The conference, slated for Tuesday December 6 to Friday, December 2022, would build on the efforts of government and development partners to reform the land sector.
The conference on the theme: “Leveraging National Land Policy, Legislation and Institutional Capacity Towards Sustainable Socio-Economic Development”, would also institutionalise a structured arrangement for multi-stakeholder participation in land administration.
Speaking in an interview with the Ghana News Agency (GNA) in Accra, the Technical Director, Lands at the Ministry of Lands and Natural Resources, Mr Maxwell Adu Nsafoah, said president Nana Akufo-Addo would grace the occasion.
He said successive governments had sought to improve the country’s land administration regime through the introduction of various initiatives.
“The major interventions in land administration have been through the Land Administration Project (LAP) – phases 1 and 2, which sought to lay the foundation and consolidate urban and rural land administration and management systems for efficient and transparent land service delivery”, he explained.
He also acknowledged the contribution of non-state actors in complementing the government’s efforts of addressing the challenges in the country’s land administration.
Mr Nsafoah cited projects implemented by Non-governmental Organisations (NGOs) such as Solidaridad, GIZ, USAID, Rights and Resources Initiative (RRI), and COLANDEF, which had yielded some positive results and had contributed to improvements in the land sector.
Such results she identified included the development of a Handbook for Customary Land Rights Documentation, piloting of customary land rights documentation, organization of an Africa Regional Consultative Workshop on Securing Land Tenure in Africa, and Analysis of the Social Inclusion Dimensions of Large Scale Land Acquisition, among many others.
He, however, observed some challenges in the land sector to include: weak land administration and management systems, multiple land sales, and compulsory acquisition by the government of large tracts of land unutilized and compensation unpaid, among others, which needed concerted efforts to be addressed.
“The management of other natural resources including timber, minerals, and water add to the challenges of securing land rights for sustainable socio-economic development”, he added.

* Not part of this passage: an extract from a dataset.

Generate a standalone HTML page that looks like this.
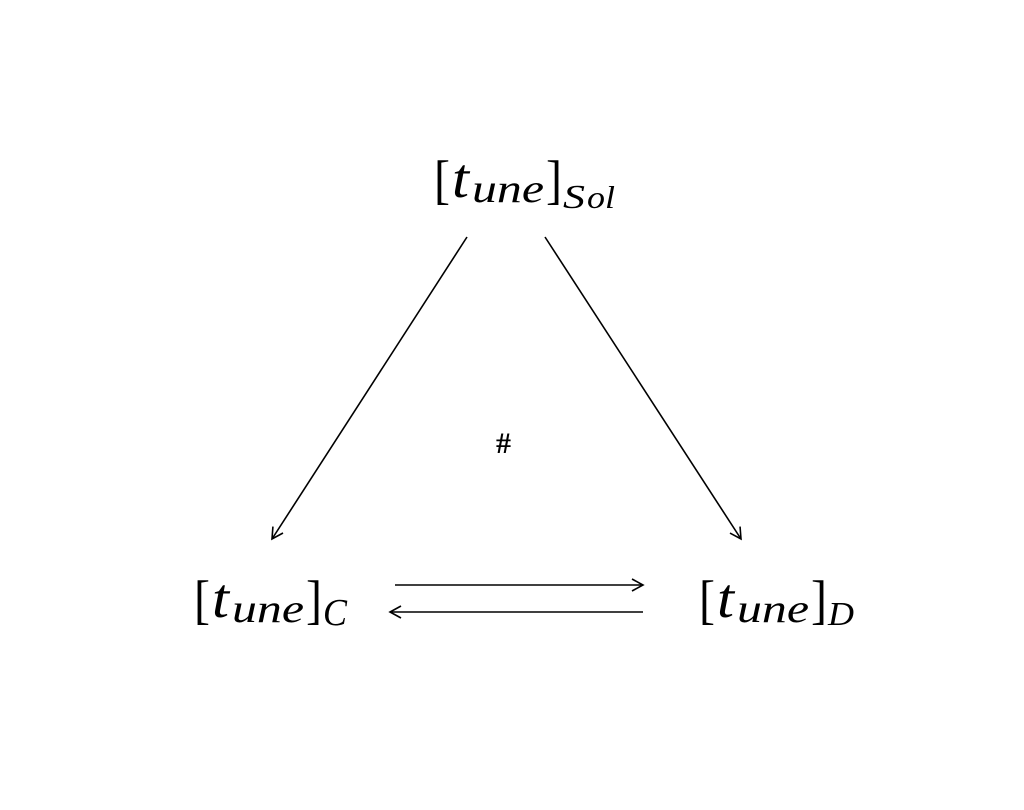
<!DOCTYPE html>
<html><head><meta charset="utf-8"><style>
html,body{margin:0;padding:0;background:#fff;}
svg{display:block;}
text{font-family:"Liberation Serif",serif;fill:#000;}
.i{font-style:italic;}
</style></head><body>
<svg width="1024" height="810" viewBox="0 0 1024 810" xmlns="http://www.w3.org/2000/svg">
<defs>
<marker id="a" markerWidth="14" markerHeight="14" refX="12" refY="7" orient="auto" markerUnits="userSpaceOnUse">
<path d="M1,1 L12,7 L1,13" fill="none" stroke="#000" stroke-width="1.6"/>
</marker>
</defs>
<g stroke="#000" stroke-width="1.6" fill="none">
<line x1="467" y1="237" x2="272" y2="539" marker-end="url(#a)"/>
<line x1="545" y1="237" x2="741" y2="539" marker-end="url(#a)"/>
<line x1="395" y1="585" x2="643" y2="585" marker-end="url(#a)"/>
<line x1="643" y1="612" x2="390" y2="612" marker-end="url(#a)"/>
</g>
<g>
<text x="434" y="198" font-size="54" textLength="16" lengthAdjust="spacingAndGlyphs">[</text>
<text x="452" y="197" font-size="56" class="i" textLength="17" lengthAdjust="spacingAndGlyphs">t</text>
<text x="472" y="202" font-size="40" class="i" textLength="72" lengthAdjust="spacingAndGlyphs">une</text>
<text x="546" y="198" font-size="54" textLength="16" lengthAdjust="spacingAndGlyphs">]</text>
<text x="563" y="208" font-size="34" class="i" textLength="22" lengthAdjust="spacingAndGlyphs">S</text>
<text x="587" y="208" font-size="32" class="i" textLength="28" lengthAdjust="spacingAndGlyphs">ol</text>
</g>
<g transform="translate(-240,420)">
<text x="434" y="198" font-size="54" textLength="16" lengthAdjust="spacingAndGlyphs">[</text>
<text x="452" y="197" font-size="56" class="i" textLength="17" lengthAdjust="spacingAndGlyphs">t</text>
<text x="472" y="202" font-size="40" class="i" textLength="72" lengthAdjust="spacingAndGlyphs">une</text>
<text x="546" y="198" font-size="54" textLength="16" lengthAdjust="spacingAndGlyphs">]</text>
<text x="563" y="205" font-size="38" class="i" textLength="24" lengthAdjust="spacingAndGlyphs">C</text>
</g>
<g transform="translate(265,420)">
<text x="434" y="198" font-size="54" textLength="16" lengthAdjust="spacingAndGlyphs">[</text>
<text x="452" y="197" font-size="56" class="i" textLength="17" lengthAdjust="spacingAndGlyphs">t</text>
<text x="472" y="202" font-size="40" class="i" textLength="72" lengthAdjust="spacingAndGlyphs">une</text>
<text x="546" y="198" font-size="54" textLength="16" lengthAdjust="spacingAndGlyphs">]</text>
<text x="563" y="205" font-size="34" class="i" textLength="26" lengthAdjust="spacingAndGlyphs">D</text>
</g>
<text x="496" y="453" font-size="30" font-family="Liberation Sans,sans-serif" font-weight="bold">#</text>
</svg>
</body></html>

Mr Nsafoah therefore, stressed the need for a more inclusive, strategic, and sustained multi-stakeholder approach to improve the administration of land and other natural resources as well as to restore many of the degraded lands in the country.
He explained that the success of the conference would also help advance the attainment of the United Nation’s Sustainable Development Goals (SDGs), including goal 15, which sought to “Protect, restore, and promote sustainable use of terrestrial ecosystems, sustainable forest management, combat desertification, and halt and reverse land degradation and halt biodiversity loss.”
He said the conference would also provide opportunity for the stakeholders to discuss and adopt innovative approaches and enabling technologies for improving land governance and land administration in the country.
He said it would also help increase public awareness and the potential benefits of the Land Act, 2020 (Act 1036) and the Land Use and Spatial Planning Act, 2016 (Act 925).